[Plotting code records]
----------

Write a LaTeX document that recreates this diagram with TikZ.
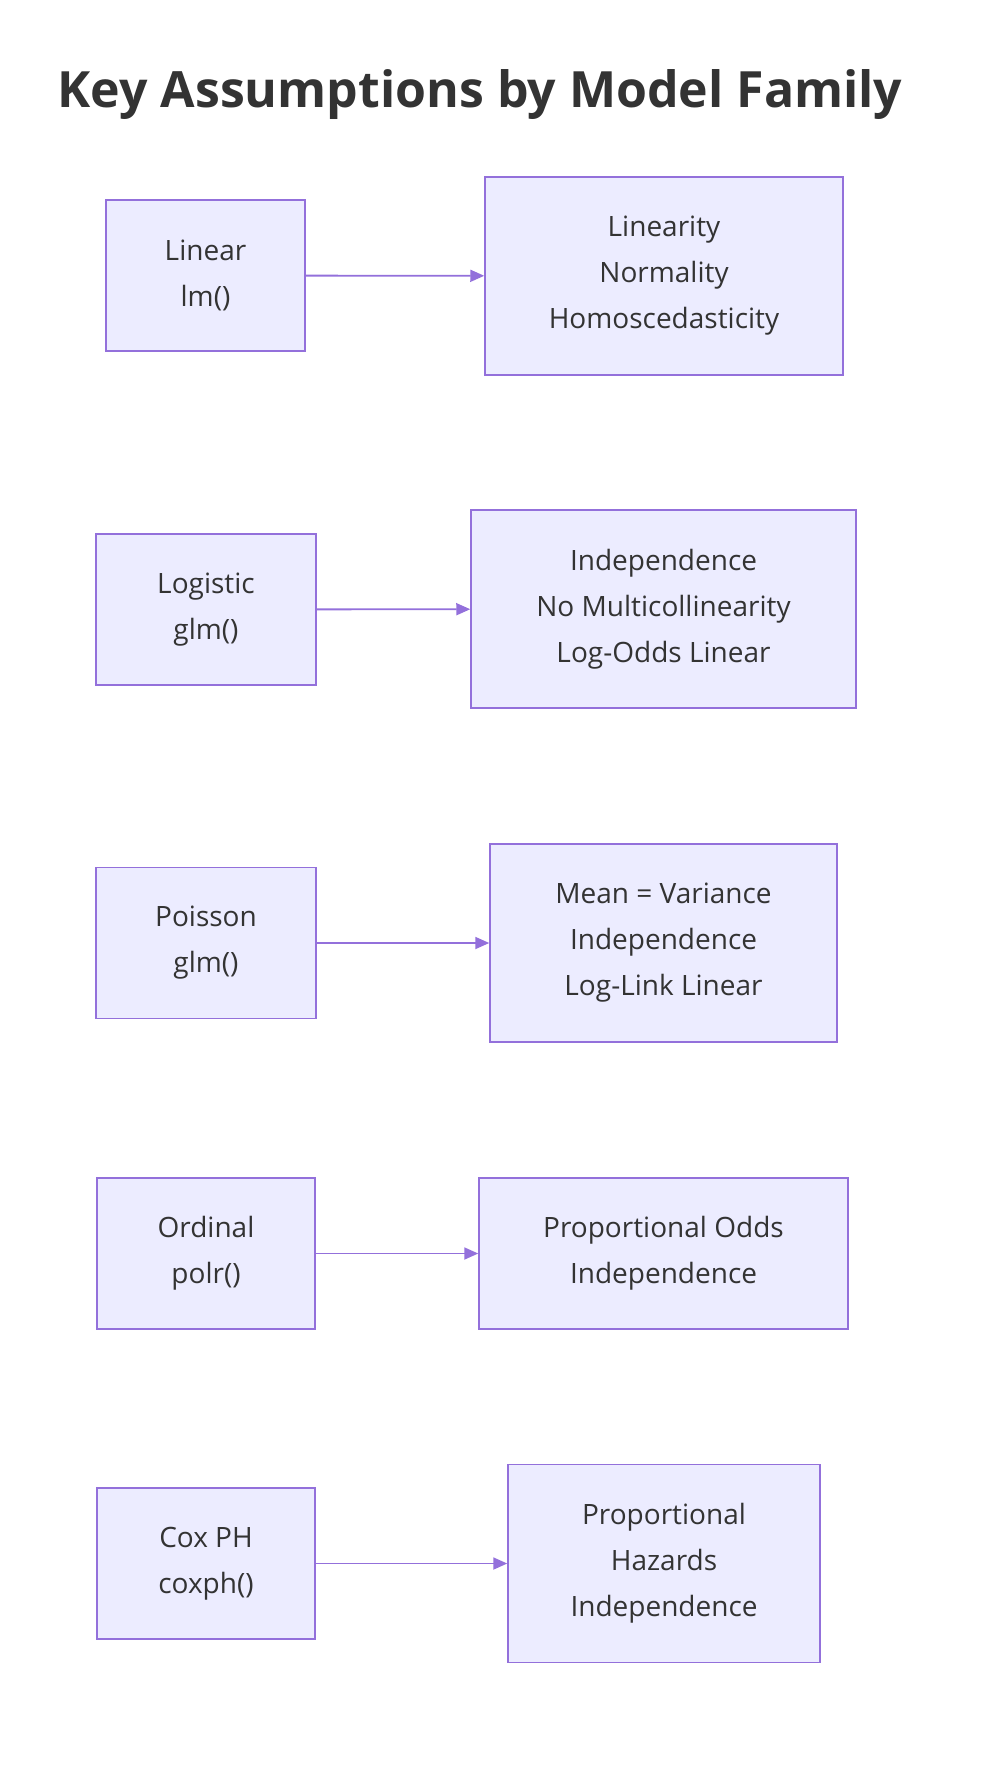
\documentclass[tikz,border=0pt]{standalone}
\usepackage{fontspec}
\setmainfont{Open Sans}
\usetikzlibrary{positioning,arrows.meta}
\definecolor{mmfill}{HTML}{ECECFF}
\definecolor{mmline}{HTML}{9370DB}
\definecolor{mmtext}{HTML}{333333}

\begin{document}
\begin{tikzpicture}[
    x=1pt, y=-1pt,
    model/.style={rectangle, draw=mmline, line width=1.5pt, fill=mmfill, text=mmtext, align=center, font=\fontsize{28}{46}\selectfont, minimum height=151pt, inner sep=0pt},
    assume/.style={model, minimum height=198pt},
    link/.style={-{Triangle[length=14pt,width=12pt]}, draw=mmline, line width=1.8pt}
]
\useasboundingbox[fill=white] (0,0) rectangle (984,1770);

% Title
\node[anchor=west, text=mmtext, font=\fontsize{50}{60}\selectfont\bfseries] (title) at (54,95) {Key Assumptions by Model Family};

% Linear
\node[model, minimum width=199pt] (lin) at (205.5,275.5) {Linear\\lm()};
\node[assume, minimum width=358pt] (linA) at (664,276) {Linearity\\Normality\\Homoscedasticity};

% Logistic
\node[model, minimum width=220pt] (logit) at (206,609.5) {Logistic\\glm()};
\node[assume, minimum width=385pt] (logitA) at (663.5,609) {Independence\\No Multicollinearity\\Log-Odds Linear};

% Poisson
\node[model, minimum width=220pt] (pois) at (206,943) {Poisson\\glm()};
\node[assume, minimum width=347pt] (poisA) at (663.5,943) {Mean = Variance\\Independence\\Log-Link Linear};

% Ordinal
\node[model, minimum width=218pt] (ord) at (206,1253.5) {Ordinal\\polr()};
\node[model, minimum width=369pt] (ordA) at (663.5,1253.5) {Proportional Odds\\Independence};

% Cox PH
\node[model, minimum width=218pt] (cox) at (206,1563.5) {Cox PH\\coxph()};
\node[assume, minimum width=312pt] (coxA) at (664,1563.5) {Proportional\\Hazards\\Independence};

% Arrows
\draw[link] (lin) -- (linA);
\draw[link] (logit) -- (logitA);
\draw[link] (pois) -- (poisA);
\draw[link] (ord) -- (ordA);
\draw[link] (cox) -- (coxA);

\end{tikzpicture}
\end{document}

----------

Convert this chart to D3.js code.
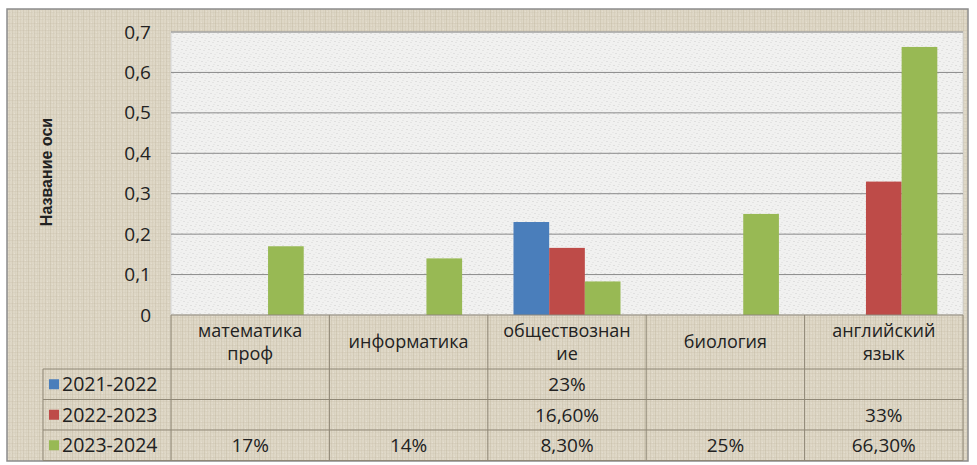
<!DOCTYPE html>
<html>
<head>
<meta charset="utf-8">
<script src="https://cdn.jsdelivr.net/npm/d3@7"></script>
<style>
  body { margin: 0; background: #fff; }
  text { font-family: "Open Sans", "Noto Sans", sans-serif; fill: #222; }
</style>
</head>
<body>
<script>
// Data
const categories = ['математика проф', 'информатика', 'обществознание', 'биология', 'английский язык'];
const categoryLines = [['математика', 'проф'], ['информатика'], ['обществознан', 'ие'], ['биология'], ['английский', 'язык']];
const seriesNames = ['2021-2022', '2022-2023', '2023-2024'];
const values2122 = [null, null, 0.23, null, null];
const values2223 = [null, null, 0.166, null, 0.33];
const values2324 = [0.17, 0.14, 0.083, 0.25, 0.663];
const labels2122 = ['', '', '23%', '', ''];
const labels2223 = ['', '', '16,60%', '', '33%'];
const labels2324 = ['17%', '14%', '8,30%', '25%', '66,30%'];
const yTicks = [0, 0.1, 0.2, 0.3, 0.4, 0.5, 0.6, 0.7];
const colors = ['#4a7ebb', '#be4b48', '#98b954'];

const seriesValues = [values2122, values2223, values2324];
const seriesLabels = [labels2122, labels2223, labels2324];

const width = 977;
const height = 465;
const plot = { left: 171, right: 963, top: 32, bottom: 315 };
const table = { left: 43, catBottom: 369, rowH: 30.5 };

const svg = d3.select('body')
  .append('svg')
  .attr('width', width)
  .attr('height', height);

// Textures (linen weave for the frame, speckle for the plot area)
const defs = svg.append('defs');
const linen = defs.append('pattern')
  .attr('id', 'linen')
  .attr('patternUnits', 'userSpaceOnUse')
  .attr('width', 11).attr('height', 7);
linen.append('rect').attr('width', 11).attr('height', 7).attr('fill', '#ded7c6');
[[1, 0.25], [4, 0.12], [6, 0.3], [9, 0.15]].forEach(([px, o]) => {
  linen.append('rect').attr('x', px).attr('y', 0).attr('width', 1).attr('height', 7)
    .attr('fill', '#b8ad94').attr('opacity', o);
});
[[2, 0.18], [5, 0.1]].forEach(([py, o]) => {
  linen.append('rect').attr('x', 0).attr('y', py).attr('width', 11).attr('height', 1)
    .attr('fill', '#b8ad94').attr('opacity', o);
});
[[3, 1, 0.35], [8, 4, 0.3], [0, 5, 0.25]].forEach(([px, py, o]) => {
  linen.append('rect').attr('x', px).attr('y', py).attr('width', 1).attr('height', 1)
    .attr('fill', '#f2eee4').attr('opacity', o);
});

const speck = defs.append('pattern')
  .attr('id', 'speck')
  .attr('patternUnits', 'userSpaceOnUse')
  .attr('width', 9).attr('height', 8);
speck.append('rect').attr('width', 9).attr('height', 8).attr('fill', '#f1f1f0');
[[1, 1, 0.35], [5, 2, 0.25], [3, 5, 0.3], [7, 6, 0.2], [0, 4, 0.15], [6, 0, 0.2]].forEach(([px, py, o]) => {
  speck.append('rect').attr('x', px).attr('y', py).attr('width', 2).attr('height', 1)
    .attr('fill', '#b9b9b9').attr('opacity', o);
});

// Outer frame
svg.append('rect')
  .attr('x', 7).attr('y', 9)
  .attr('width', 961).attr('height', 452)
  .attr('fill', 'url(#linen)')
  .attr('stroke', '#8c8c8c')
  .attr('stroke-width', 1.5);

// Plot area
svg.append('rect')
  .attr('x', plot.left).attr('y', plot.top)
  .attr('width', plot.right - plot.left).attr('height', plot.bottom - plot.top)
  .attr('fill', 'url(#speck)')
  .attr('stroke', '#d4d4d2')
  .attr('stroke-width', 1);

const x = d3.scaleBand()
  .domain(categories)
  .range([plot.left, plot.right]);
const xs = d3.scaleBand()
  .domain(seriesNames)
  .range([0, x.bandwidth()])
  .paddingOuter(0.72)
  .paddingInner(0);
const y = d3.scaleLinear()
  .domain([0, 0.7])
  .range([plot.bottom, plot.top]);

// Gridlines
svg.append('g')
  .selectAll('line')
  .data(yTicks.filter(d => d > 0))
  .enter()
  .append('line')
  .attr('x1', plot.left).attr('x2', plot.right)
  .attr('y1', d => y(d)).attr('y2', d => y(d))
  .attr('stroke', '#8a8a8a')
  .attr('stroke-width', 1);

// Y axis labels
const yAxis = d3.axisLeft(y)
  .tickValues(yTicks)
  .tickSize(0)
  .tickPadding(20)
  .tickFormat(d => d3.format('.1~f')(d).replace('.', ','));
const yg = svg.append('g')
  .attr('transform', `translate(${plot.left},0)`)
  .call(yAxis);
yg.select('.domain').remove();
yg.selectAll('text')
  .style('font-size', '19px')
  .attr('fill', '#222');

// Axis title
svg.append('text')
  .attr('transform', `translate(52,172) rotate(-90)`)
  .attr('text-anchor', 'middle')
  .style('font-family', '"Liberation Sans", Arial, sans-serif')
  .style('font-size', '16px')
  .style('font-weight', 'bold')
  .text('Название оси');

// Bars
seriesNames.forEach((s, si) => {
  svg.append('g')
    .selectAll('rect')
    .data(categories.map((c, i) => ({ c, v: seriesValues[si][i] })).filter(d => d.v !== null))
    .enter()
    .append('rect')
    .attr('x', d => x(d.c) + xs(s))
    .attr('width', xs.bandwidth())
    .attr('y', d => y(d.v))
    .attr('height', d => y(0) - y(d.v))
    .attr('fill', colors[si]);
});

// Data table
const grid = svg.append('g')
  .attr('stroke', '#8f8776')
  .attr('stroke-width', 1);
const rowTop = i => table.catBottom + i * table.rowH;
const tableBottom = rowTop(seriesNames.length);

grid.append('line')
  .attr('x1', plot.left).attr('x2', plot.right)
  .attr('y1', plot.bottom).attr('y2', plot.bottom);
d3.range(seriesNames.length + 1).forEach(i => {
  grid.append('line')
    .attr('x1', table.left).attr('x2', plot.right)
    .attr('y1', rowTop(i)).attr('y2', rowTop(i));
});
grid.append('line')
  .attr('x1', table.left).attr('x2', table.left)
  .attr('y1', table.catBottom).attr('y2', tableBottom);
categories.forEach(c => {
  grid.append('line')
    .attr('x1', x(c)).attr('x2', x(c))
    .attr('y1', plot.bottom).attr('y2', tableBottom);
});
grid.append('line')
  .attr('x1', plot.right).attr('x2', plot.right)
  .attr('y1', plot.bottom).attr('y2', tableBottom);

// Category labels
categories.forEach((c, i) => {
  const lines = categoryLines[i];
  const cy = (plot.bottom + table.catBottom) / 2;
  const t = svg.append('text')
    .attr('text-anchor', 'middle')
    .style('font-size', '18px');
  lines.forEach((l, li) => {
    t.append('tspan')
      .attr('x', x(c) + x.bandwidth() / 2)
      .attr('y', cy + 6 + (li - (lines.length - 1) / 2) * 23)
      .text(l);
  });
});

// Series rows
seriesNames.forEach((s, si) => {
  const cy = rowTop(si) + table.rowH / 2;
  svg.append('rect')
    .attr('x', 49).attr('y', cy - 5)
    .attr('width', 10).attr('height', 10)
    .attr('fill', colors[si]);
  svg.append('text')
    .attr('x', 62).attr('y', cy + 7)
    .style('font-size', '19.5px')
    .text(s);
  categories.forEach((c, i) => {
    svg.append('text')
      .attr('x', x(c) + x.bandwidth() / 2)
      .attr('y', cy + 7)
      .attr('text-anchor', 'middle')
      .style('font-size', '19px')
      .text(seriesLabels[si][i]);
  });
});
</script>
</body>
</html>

----------

Give again, word for word, the part that opens with the line containing "Write a LaTeX" and closes with the one containing "minimum width=347pt] (poisA)". Include both of those lines and skip all pictures.

Write a LaTeX document that recreates this diagram with TikZ.
\documentclass[tikz,border=0pt]{standalone}
\usepackage{fontspec}
\setmainfont{Open Sans}
\usetikzlibrary{positioning,arrows.meta}
\definecolor{mmfill}{HTML}{ECECFF}
\definecolor{mmline}{HTML}{9370DB}
\definecolor{mmtext}{HTML}{333333}

\begin{document}
\begin{tikzpicture}[
    x=1pt, y=-1pt,
    model/.style={rectangle, draw=mmline, line width=1.5pt, fill=mmfill, text=mmtext, align=center, font=\fontsize{28}{46}\selectfont, minimum height=151pt, inner sep=0pt},
    assume/.style={model, minimum height=198pt},
    link/.style={-{Triangle[length=14pt,width=12pt]}, draw=mmline, line width=1.8pt}
]
\useasboundingbox[fill=white] (0,0) rectangle (984,1770);

% Title
\node[anchor=west, text=mmtext, font=\fontsize{50}{60}\selectfont\bfseries] (title) at (54,95) {Key Assumptions by Model Family};

% Linear
\node[model, minimum width=199pt] (lin) at (205.5,275.5) {Linear\\lm()};
\node[assume, minimum width=358pt] (linA) at (664,276) {Linearity\\Normality\\Homoscedasticity};

% Logistic
\node[model, minimum width=220pt] (logit) at (206,609.5) {Logistic\\glm()};
\node[assume, minimum width=385pt] (logitA) at (663.5,609) {Independence\\No Multicollinearity\\Log-Odds Linear};

% Poisson
\node[model, minimum width=220pt] (pois) at (206,943) {Poisson\\glm()};
\node[assume, minimum width=347pt] (poisA) at (663.5,943) {Mean = Variance\\Independence\\Log-Link Linear};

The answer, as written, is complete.